Specific places and times are represented in three pairs of the screens. Other sets of panels are landscapes that represent idealized scenes. Two pairs are by the Nonga scholar painters in the Chinese manner, not real landscapes, but scenes of the intellect, using a single tree or mountain to represent their impressions of all trees or mountains. Painter Yosa Buson described his satin-covered screen, "Fishing on a River After Rain," in a verse:
A fresh breeze sweeps the grass after rain has ceased;
The river glows in the setting sun and fish draw near to men.
The screen and its companion, "Willow Bank on a Clear Evening," were both painted in 1764 in the Edo period.
"Uji Bridge," an anonymous painting from the 1573-1615 Momoyama period, is the sort that influenced James Whistler, especially in his "Peacock Room" at the other end of the Freer. The background is made up of small squares of gold leaf, overpainted with ink and color. The dark willow trees against the rich gold are a spectacle hard to forget. The moon that floats above the scene is silvered copper, pegged in. Yonemura says the scene was so well known in stories and poems that it was instantly recognizable.
Gallery Two (through July 15) shows more Nanga painters. In "One Hundred Old Men Gathering for Drinking" by Ikeno Taiga (1723-1776), a crowd sifts through to the potable, like sand in an hourglass. The great shrines and destinations are also depicted on a fan and a box, among other small objects.
Another group of screens, paintings and woodblock pictures of Meisho-e is installed in Gallery One across the way (only through Feb. 9). The Don't-Miss is an enormous screen, "Views In and Around Kyoto," showing the seasons and the festivals of 17th-century Kyoto: bow makers, sword fabricators, festivals for blossoms, memorials to gods.
In a gallery next door (through August), curator Louise Allison Cort has put together what she believes is the first exhibit of ceramics made by and for the daimyo, the baronial lords of the Edo period.
As a device to reduce their feudal power, the daimyo were required to live alternate years at Edo, paying court to the shogunate. In the Textile Museum's current fukusa (gift covers) exhibition, the point is made that daimyo were expected to give elaborate presents to their liege lord when they came and when they left.

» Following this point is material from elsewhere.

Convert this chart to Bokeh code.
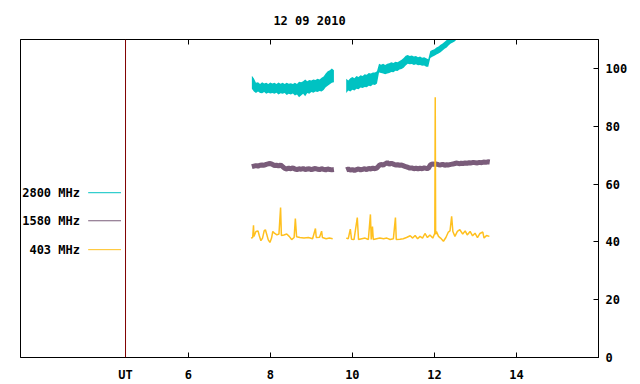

The correct way was to give objects in a style recognizable as distinctive to their family and marked with their own crests. So the daimyo set up (as a division of commercial kilns) official or family kilns called goyogama on their han or domains, to make ceramics of very fine quality and design limited to the use of the owners. Because tea parties were the standard way of entertaining, most of the ceramics are ceremonial tea utensils. The Nabeshima porcelain, made in the second half of the 17th century in an area rich in kaolin (essential for porcelain), is especially colorful: A small dish uses an Indian chintz design, another is shaped like a cherry blossom spray.
In Washington, with snow in the air if not actually on the ground, the Freer's visions of cherry blossoms and willows are a panacea.